## DO THIS
Pull out the lines running from the one with "Emit a Python" to the one with "import plotly.graph_objects as go", inclusive, word for word. Drop any picture.

## DATA

____

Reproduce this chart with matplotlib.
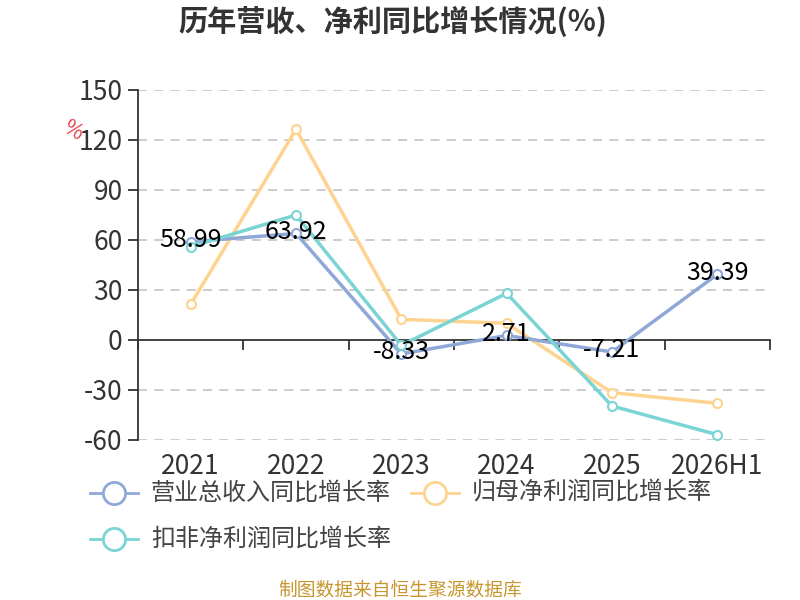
import matplotlib
matplotlib.use("Agg")
import matplotlib.pyplot as plt
import matplotlib.transforms as mtransforms
from matplotlib.lines import Line2D

plt.rcParams['font.family'] = ['Noto Sans CJK SC', 'DejaVu Sans']

categories = ['2021', '2022', '2023', '2024', '2025', '2026H1']
revenue_growth = [58.99, 63.92, -8.33, 2.71, -7.21, 39.39]
netprofit_growth = [21.4, 126.4, 12.4, 10.0, -31.6, -38.0]
deducted_growth = [56.0, 75.0, -3.2, 28.0, -39.6, -56.8]
series_names = ['营业总收入同比增长率', '归母净利润同比增长率', '扣非净利润同比增长率']
yticks = [-60, -30, 0, 30, 60, 90, 120, 150]

colors = ['#8fa8d8', '#fdd38f', '#7ad4d4']
text_color = '#333333'

fig = plt.figure(figsize=(8, 6), dpi=100)
ax = fig.add_axes([138/800, 1-440/600, (770-138)/800, 350/600])

x = list(range(len(categories)))
series = [revenue_growth, netprofit_growth, deducted_growth]
zorders = [4, 3, 5]
for vals, c, z in zip(series, colors, zorders):
    ax.plot(x, vals, color=c, lw=2.5, marker='o', ms=6.5, mfc='white',
            mec=c, mew=1.5, zorder=z, solid_joinstyle='round')

for xi, v in zip(x, revenue_growth):
    ax.text(xi, v + 1.0, f'{v:.2f}', ha='center', va='center', fontsize=18,
            color='black', zorder=10)

ax.set_xlim(-0.5, len(categories) - 0.5)
ax.set_ylim(-60, 150)

# grid
for t in yticks:
    if t != 0:
        ax.axhline(t, color='#c8c8c8', lw=1.3, ls=(0, (5, 4)), zorder=1)

ax.spines['top'].set_visible(False)
ax.spines['right'].set_visible(False)
ax.spines['left'].set_color(text_color)
ax.spines['left'].set_linewidth(1.3)
ax.spines['bottom'].set_position(('data', 0))
ax.spines['bottom'].set_color(text_color)
ax.spines['bottom'].set_linewidth(1.3)

ax.set_yticks(yticks)
ax.set_yticklabels([str(t) for t in yticks], fontsize=19, color=text_color)
ax.tick_params(axis='y', length=7, width=1.3, color=text_color, pad=4)

ax.set_xticks([i - 0.5 for i in range(len(categories) + 1)])
ax.set_xticklabels([])
ax.tick_params(axis='x', length=7, width=1.3, color=text_color, direction='out')

trans = mtransforms.blended_transform_factory(ax.transData, ax.transAxes)
for i, c in enumerate(categories):
    ax.text(i, -0.075, c, transform=trans, ha='center', va='center',
            fontsize=19, color=text_color)

fig.text(73/800, 1-131/600, '%', color='#e8323c', fontsize=15, rotation=-30,
         ha='center', va='center')

fig.text(393/800, 1-22/600, '历年营收、净利同比增长情况(%)', fontsize=21,
         fontweight='bold', ha='center', va='center', color=text_color)

# legend
leg_pos = [(114, 493), (435, 493), (114, 539)]
for (lx, ly), name, c in zip(leg_pos, series_names, colors):
    fig.add_artist(Line2D([(lx-24)/800, (lx+24)/800], [1-ly/600, 1-ly/600],
                          color=c, lw=2, transform=fig.transFigure))
    fig.add_artist(Line2D([lx/800], [1-ly/600], marker='o', ms=16, mfc='white',
                          mec=c, mew=2, transform=fig.transFigure))
    fig.text((lx+37)/800, 1-ly/600, name, fontsize=17.3, color='#444444',
             ha='left', va='center')

fig.text(400/800, 1-590/600, '制图数据来自恒生聚源数据库', fontsize=13.5,
         color='#c8962e', ha='center', va='center')

fig.savefig('out.png', dpi=100, facecolor='white')
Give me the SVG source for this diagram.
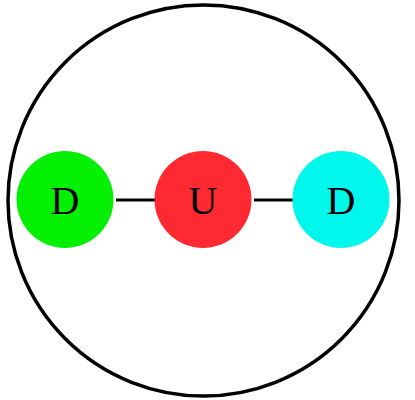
<svg xmlns="http://www.w3.org/2000/svg" width="415" height="400" viewBox="0 0 415 400">
<style>
.lbl{font-family:"Liberation Serif","Times New Roman",serif;font-size:40px;text-anchor:middle;fill:#000}
.edge{stroke:#000;stroke-width:2.8;fill:none}
</style>
<rect width="415" height="400" fill="#fff"/>
<g id="outer"><circle cx="203.5" cy="200.5" r="195.5" fill="none" stroke="#000" stroke-width="3.5"/></g>
<g id="connectors">
<line class="edge" x1="116" y1="200" x2="155" y2="200"/>
<line class="edge" x1="254" y1="200" x2="293" y2="200"/>
</g>
<g id="node-d1"><circle cx="65" cy="199.5" r="48.5" fill="#03f003"/><text class="lbl" x="65" y="213.5">D</text></g>
<g id="node-u"><circle cx="203" cy="199.5" r="48.5" fill="#ff2a31"/><text class="lbl" x="203" y="213.5">U</text></g>
<g id="node-d2"><circle cx="341" cy="199.5" r="48.5" fill="#00f8ec"/><text class="lbl" x="341" y="213.5">D</text></g>
</svg>
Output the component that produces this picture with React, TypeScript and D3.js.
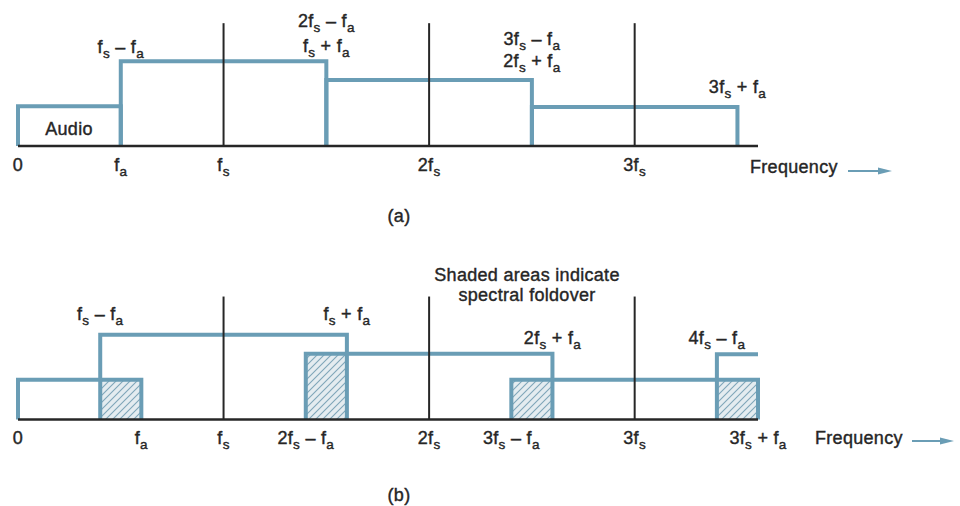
import React from "react";
import * as d3 from "d3";

// ---------- data (frequency in units of fs, amplitude relative) ----------
const ticksA = [0, 0.5, 1, 2, 3];
const tickLabelsA = ["0", "f_a", "f_s", "2f_s", "3f_s"];
const gridA = [1, 2, 3];
const bandStartsA = [0, 0.5, 1.5, 2.5];
const bandEndsA = [0.5, 1.5, 2.5, 3.5];
const bandLevelsA = [0.47, 1.0, 0.78, 0.46];
const annotXA = [0.5, 1.5, 1.5, 2.5, 2.5, 3.5];
const annotTextA = ["f_s – f_a", "2f_s – f_a", "f_s + f_a", "3f_s – f_a", "2f_s + f_a", "3f_s + f_a"];

const ticksB = [0, 0.6, 1, 1.4, 2, 2.4, 3, 3.6];
const tickLabelsB = ["0", "f_a", "f_s", "2f_s – f_a", "2f_s", "3f_s – f_a", "3f_s", "3f_s + f_a"];
const gridB = [1, 2, 3];
const bandStartsB = [0, 0.4, 1.4, 2.4, 3.4];
const bandEndsB = [0.6, 1.6, 2.6, 3.6, 3.6];
const bandLevelsB = [0.47, 1.0, 0.776, 0.47, 0.77];
const bandClosedB = [true, true, true, true, false];
const foldStartsB = [0.4, 1.4, 2.4, 3.4];
const foldEndsB = [0.6, 1.6, 2.6, 3.6];
const foldLevelsB = [0.47, 0.776, 0.47, 0.47];
const annotXB = [0.4, 1.6, 2.6, 3.4];
const annotTextB = ["f_s – f_a", "f_s + f_a", "2f_s + f_a", "4f_s – f_a"];

const gridTop = 1.45;
const xDomain = [0, 3.6];

// ---------- layout ----------
const W = 960;
const H = 506;
const X0 = 18;
const X1 = 758;
const baseA = 146;
const topA = 61.3;
const baseB = 419.5;
const topB = 334.7;
const annotYA = [53, 27, 52, 45, 67, 93];
const annotYB = [320, 320, 344, 344];

const BLUE = "#6a9db5";
const INK = "#262626";
const FONT = "'Liberation Sans', Arial, Helvetica, sans-serif";
const FS = 18;
const SUB = 13.5;
const SUBDY = 5;

function Label({ x, y, text, anchor = "middle" }: { x: number; y: number; text: string; anchor?: string }) {
  const parts = text.split(/_(\w)/);
  const spans: React.ReactNode[] = [];
  let shifted = false;
  parts.forEach((p, i) => {
    if (i % 2 === 1) {
      spans.push(
        <tspan key={i} fontSize={SUB} dy={SUBDY}>
          {p}
        </tspan>
      );
      shifted = true;
    } else if (p.length) {
      spans.push(
        <tspan key={i} dy={shifted ? -SUBDY : 0}>
          {p}
        </tspan>
      );
      shifted = false;
    }
  });
  return (
    <text
      x={x}
      y={y}
      textAnchor={anchor}
      fontFamily={FONT}
      fontSize={FS}
      fill={INK}
      stroke={INK}
      strokeWidth={0.4}
      letterSpacing={0.3}
      style={{ whiteSpace: "pre" }}
    >
      {spans}
    </text>
  );
}

function Arrow({ x1, x2, y }: { x1: number; x2: number; y: number }) {
  return (
    <g>
      <line x1={x1} x2={x2 - 8} y1={y} y2={y} stroke={BLUE} strokeWidth={2} />
      <path d={`M${x2 - 14},${y - 3.5} L${x2},${y} L${x2 - 14},${y + 3.5} Z`} fill={BLUE} />
    </g>
  );
}

export default function App() {
  const x = d3.scaleLinear().domain(xDomain).range([X0, X1]);
  const yA = d3.scaleLinear().domain([0, 1]).range([baseA, topA]);
  const yB = d3.scaleLinear().domain([0, 1]).range([baseB, topB]);

  const bandPath = (x0: number, x1: number, lev: number, y: d3.ScaleLinear<number, number>, closed = true) => {
    const p = d3.path();
    p.moveTo(x(x0), y(0));
    p.lineTo(x(x0), y(lev));
    p.lineTo(x(x1), y(lev));
    if (closed) p.lineTo(x(x1), y(0));
    return p.toString();
  };

  return (
    <svg width={W} height={H} style={{ position: "absolute", left: 0, top: 0, background: "#fff" }}>
      <defs>
        <pattern id="hatch" width={7} height={7} patternUnits="userSpaceOnUse">
          <rect width={7} height={7} fill="#e4ecf0" />
          <path d="M-1,1 L1,-1 M0,7 L7,0 M6,8 L8,6" stroke="#7fa6b9" strokeWidth={1.1} />
        </pattern>
      </defs>

      {/* ---------- panel (a) ---------- */}
      <g>
        {bandStartsA.map((s, i) => (
          <path key={i} d={bandPath(s, bandEndsA[i], bandLevelsA[i], yA)} fill="none" stroke={BLUE} strokeWidth={4} strokeLinejoin="miter" />
        ))}
        {gridA.map((g) => (
          <line key={g} x1={x(g)} x2={x(g)} y1={yA(gridTop)} y2={yA(0)} stroke={INK} strokeWidth={2} />
        ))}
        <line x1={x(0)} x2={x(3.6)} y1={yA(0)} y2={yA(0)} stroke={INK} strokeWidth={2.5} />
        <Label x={69} y={135} text="Audio" />
        {ticksA.map((t, i) => (
          <Label key={i} x={x(t)} y={171} text={tickLabelsA[i]} />
        ))}
        {annotXA.map((a, i) => (
          <Label key={i} x={x(a)} y={annotYA[i]} text={annotTextA[i]} />
        ))}
        <Label x={750} y={173} text="Frequency" anchor="start" />
        <Arrow x1={848} x2={892} y={171} />
        <Label x={399} y={222} text="(a)" />
      </g>

      {/* ---------- panel (b) ---------- */}
      <g>
        {foldStartsB.map((s, i) => (
          <rect key={i} x={x(s)} y={yB(foldLevelsB[i])} width={x(foldEndsB[i]) - x(s)} height={yB(0) - yB(foldLevelsB[i])} fill="url(#hatch)" />
        ))}
        {bandStartsB.map((s, i) => (
          <path key={i} d={bandPath(s, bandEndsB[i], bandLevelsB[i], yB, bandClosedB[i])} fill="none" stroke={BLUE} strokeWidth={4} strokeLinejoin="miter" />
        ))}
        {gridB.map((g) => (
          <line key={g} x1={x(g)} x2={x(g)} y1={yB(gridTop)} y2={yB(0)} stroke={INK} strokeWidth={2} />
        ))}
        <line x1={x(0)} x2={x(3.6)} y1={yB(0)} y2={yB(0)} stroke={INK} strokeWidth={2.5} />
        {ticksB.map((t, i) => (
          <Label key={i} x={x(t)} y={444} text={tickLabelsB[i]} />
        ))}
        {annotXB.map((a, i) => (
          <Label key={i} x={x(a)} y={annotYB[i]} text={annotTextB[i]} />
        ))}
        <Label x={527} y={281} text="Shaded areas indicate" />
        <Label x={527} y={301} text="spectral foldover" />
        <Label x={815} y={444} text="Frequency" anchor="start" />
        <Arrow x1={912} x2={954} y={441} />
        <Label x={399} y={501} text="(b)" />
      </g>
    </svg>
  );
}
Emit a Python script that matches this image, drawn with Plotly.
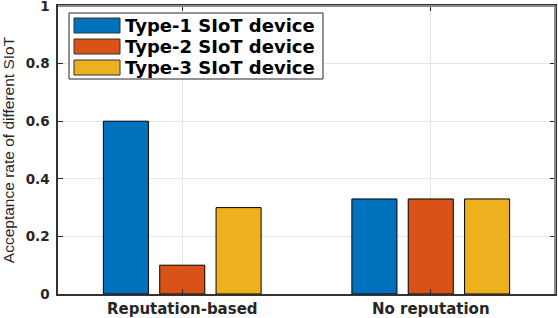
import plotly.graph_objects as go

categories = ["Reputation-based", "No reputation"]
series_names = ["Type-1 SIoT device", "Type-2 SIoT device", "Type-3 SIoT device"]
type1 = [0.6, 0.33]
type2 = [0.1, 0.33]
type3 = [0.3, 0.33]
y_ticks = [0, 0.2, 0.4, 0.6, 0.8, 1]
y_tick_labels = ["0", "0.2", "0.4", "0.6", "0.8", "1"]

colors = ["#0072BD", "#D95319", "#EDB120"]
values = [type1, type2, type3]

fig = go.Figure()
for name, vals, col in zip(series_names, values, colors):
    fig.add_trace(go.Bar(
        x=categories, y=vals, name=name,
        marker=dict(color=col, line=dict(color="#000000", width=1)),
        showlegend=False, hoverinfo="skip",
    ))

W, H = 558, 318
L, R, T, B = 58, 3, 6, 24
pw = W - L - R
ph = H - T - B

def px_x(x):
    return (x - L) / pw

def px_y(y):
    return (H - B - y) / ph

shapes = []
annotations = []
# legend box
shapes.append(dict(type="rect", xref="paper", yref="paper",
                   x0=px_x(69), x1=px_x(323), y0=px_y(79), y1=px_y(13),
                   line=dict(color="#262626", width=1), fillcolor="white", layer="above"))
row_centers = [25.5, 46.5, 67.5]
for name, col, yc in zip(series_names, colors, row_centers):
    shapes.append(dict(type="rect", xref="paper", yref="paper",
                       x0=px_x(74), x1=px_x(120), y0=px_y(yc + 7.5), y1=px_y(yc - 7.5),
                       line=dict(color="#333333", width=1), fillcolor=col, layer="above"))
    annotations.append(dict(xref="paper", yref="paper", x=px_x(123), y=px_y(yc),
                            text=name, showarrow=False, xanchor="left", yanchor="middle",
                            font=dict(family="DejaVu Sans", size=18, color="#000000", weight="bold")))
# lighter top/right box lines
shapes.append(dict(type="line", xref="paper", yref="paper", x0=0, x1=1, y0=1, y1=1,
                   line=dict(color="#8c8c8c", width=2), layer="above"))
shapes.append(dict(type="line", xref="paper", yref="paper", x0=1, x1=1, y0=0, y1=1,
                   line=dict(color="#8c8c8c", width=2), layer="above"))

fig.update_layout(
    width=W, height=H,
    margin=dict(l=L, r=R, t=T, b=B, autoexpand=False),
    paper_bgcolor="white", plot_bgcolor="white",
    barmode="group", bargap=0.32, bargroupgap=0.2,
    shapes=shapes, annotations=annotations,
    xaxis=dict(
        range=[-0.5, 1.5], showgrid=True, gridcolor="#e6e6e6", gridwidth=1,
        ticks="inside", ticklen=5, tickcolor="#262626",
        showline=True, linecolor="#333333", linewidth=1.5, mirror="ticks",
        tickfont=dict(family="DejaVu Sans", size=15, color="#262626", weight="bold"),
        zeroline=False, automargin=False, ticklabeloverflow="allow",
    ),
    yaxis=dict(
        range=[0, 1], tickvals=y_ticks, ticktext=y_tick_labels,
        showgrid=True, gridcolor="#e6e6e6", gridwidth=1,
        ticks="inside", ticklen=5, tickcolor="#262626",
        showline=True, linecolor="#333333", linewidth=1.5, mirror="ticks",
        tickfont=dict(family="DejaVu Sans", size=13.5, color="#262626", weight="bold"),
        ticklabelstandoff=4,
        zeroline=False, automargin=False, ticklabeloverflow="allow",
        title=dict(text="Acceptance rate of different SIoT", standoff=8,
                   font=dict(family="Liberation Sans", size=15.5, color="#262626")),
    ),
)

fig.write_html(
    "out.html",
    config={"displayModeBar": False},
    post_script="document.body.style.margin='0';document.body.style.overflow='hidden';",
)
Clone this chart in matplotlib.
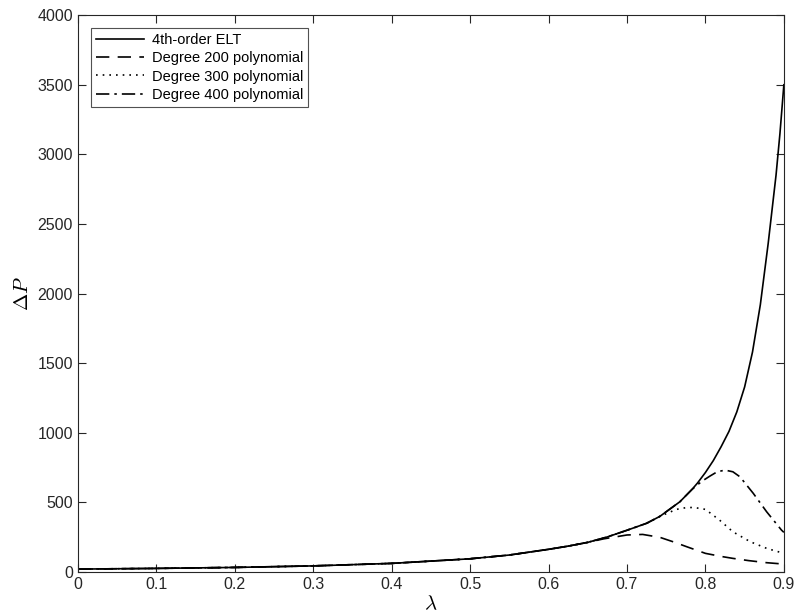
import matplotlib
matplotlib.use('Agg')
import matplotlib.pyplot as plt

# values
lam_elt = [0, 0.1, 0.2, 0.3, 0.4, 0.5, 0.55, 0.6, 0.625, 0.65, 0.675, 0.7, 0.725,
           0.742, 0.7675, 0.783, 0.79, 0.8, 0.81, 0.82, 0.83, 0.84, 0.85, 0.86,
           0.87, 0.88, 0.89, 0.895, 0.9]
dp_elt = [21, 26, 33, 44, 62, 95, 122, 163, 186, 213, 252, 300, 350,
          400, 505, 594, 640, 715, 800, 900, 1010, 1150, 1330, 1580,
          1920, 2360, 2850, 3150, 3500]

lam_200 = [0, 0.1, 0.2, 0.3, 0.4, 0.5, 0.55, 0.6, 0.625, 0.65, 0.67, 0.7, 0.72,
           0.742, 0.76, 0.776, 0.8, 0.82, 0.835, 0.855, 0.878, 0.9]
dp_200 = [21, 26, 33, 44, 62, 95, 122, 163, 186, 213, 238, 266, 270,
          249, 215, 182, 134, 112, 98, 82, 67, 57]

lam_300 = [0, 0.1, 0.2, 0.3, 0.4, 0.5, 0.55, 0.6, 0.625, 0.65, 0.675, 0.7, 0.725,
           0.742, 0.763, 0.775, 0.785, 0.8, 0.818, 0.835, 0.857, 0.878, 0.9]
dp_300 = [21, 26, 33, 44, 62, 95, 122, 163, 186, 213, 252, 300, 350,
          400, 450, 462, 464, 450, 373, 289, 218, 170, 134]

lam_400 = [0, 0.1, 0.2, 0.3, 0.4, 0.5, 0.55, 0.6, 0.625, 0.65, 0.675, 0.7, 0.725,
           0.742, 0.7675, 0.783, 0.795, 0.806, 0.815, 0.825, 0.835, 0.844, 0.861,
           0.878, 0.897, 0.9]
dp_400 = [21, 26, 33, 44, 62, 95, 122, 163, 186, 213, 252, 300, 350,
          400, 505, 594, 650, 690, 720, 732, 720, 684, 565,
          433, 301, 285]

plt.rcParams['font.family'] = ['Liberation Sans', 'DejaVu Sans']
plt.rcParams['mathtext.fontset'] = 'cm'

fig = plt.figure(figsize=(7.95, 6.16), dpi=100)
ax = fig.add_axes([0.098, 0.0714, 0.888, 0.904])

ax.plot(lam_elt, dp_elt, color='black', lw=1.2, ls='-', label='4th-order ELT')
ax.plot(lam_200, dp_200, color='black', lw=1.2, ls=(0, (8, 5)), label='Degree 200 polynomial')
ax.plot(lam_300, dp_300, color='black', lw=1.2, ls=(0, (1, 3)), label='Degree 300 polynomial')
ax.plot(lam_400, dp_400, color='black', lw=1.2, ls=(0, (8, 3, 1.5, 3)), label='Degree 400 polynomial')

ax.set_xlim(0, 0.9)
ax.set_ylim(0, 4000)
ax.set_xticks([0, 0.1, 0.2, 0.3, 0.4, 0.5, 0.6, 0.7, 0.8, 0.9])
ax.set_xticklabels(['0', '0.1', '0.2', '0.3', '0.4', '0.5', '0.6', '0.7', '0.8', '0.9'])
ax.set_yticks(range(0, 4001, 500))

gray = '#262626'
for s in ax.spines.values():
    s.set_color(gray)
    s.set_linewidth(0.8)
ax.tick_params(direction='in', length=6, width=0.8, colors=gray, labelsize=11.5,
               top=True, right=True, labelcolor=gray)

ax.set_xlabel(r'$\lambda$', fontsize=15, labelpad=2)
ax.set_ylabel(r'$\Delta P$', fontsize=15, labelpad=4)

leg = ax.legend(loc='upper left', fontsize=10.5, frameon=True, fancybox=False,
                edgecolor=gray, handlelength=3.3, borderaxespad=0.9,
                labelspacing=0.28, borderpad=0.35, handletextpad=0.5)
leg.get_frame().set_linewidth(0.8)

fig.savefig('out.png', dpi=100)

____

## FULL OUTPUT
Emit a Python script that matches this image, drawn with Plotly.
import plotly.graph_objects as go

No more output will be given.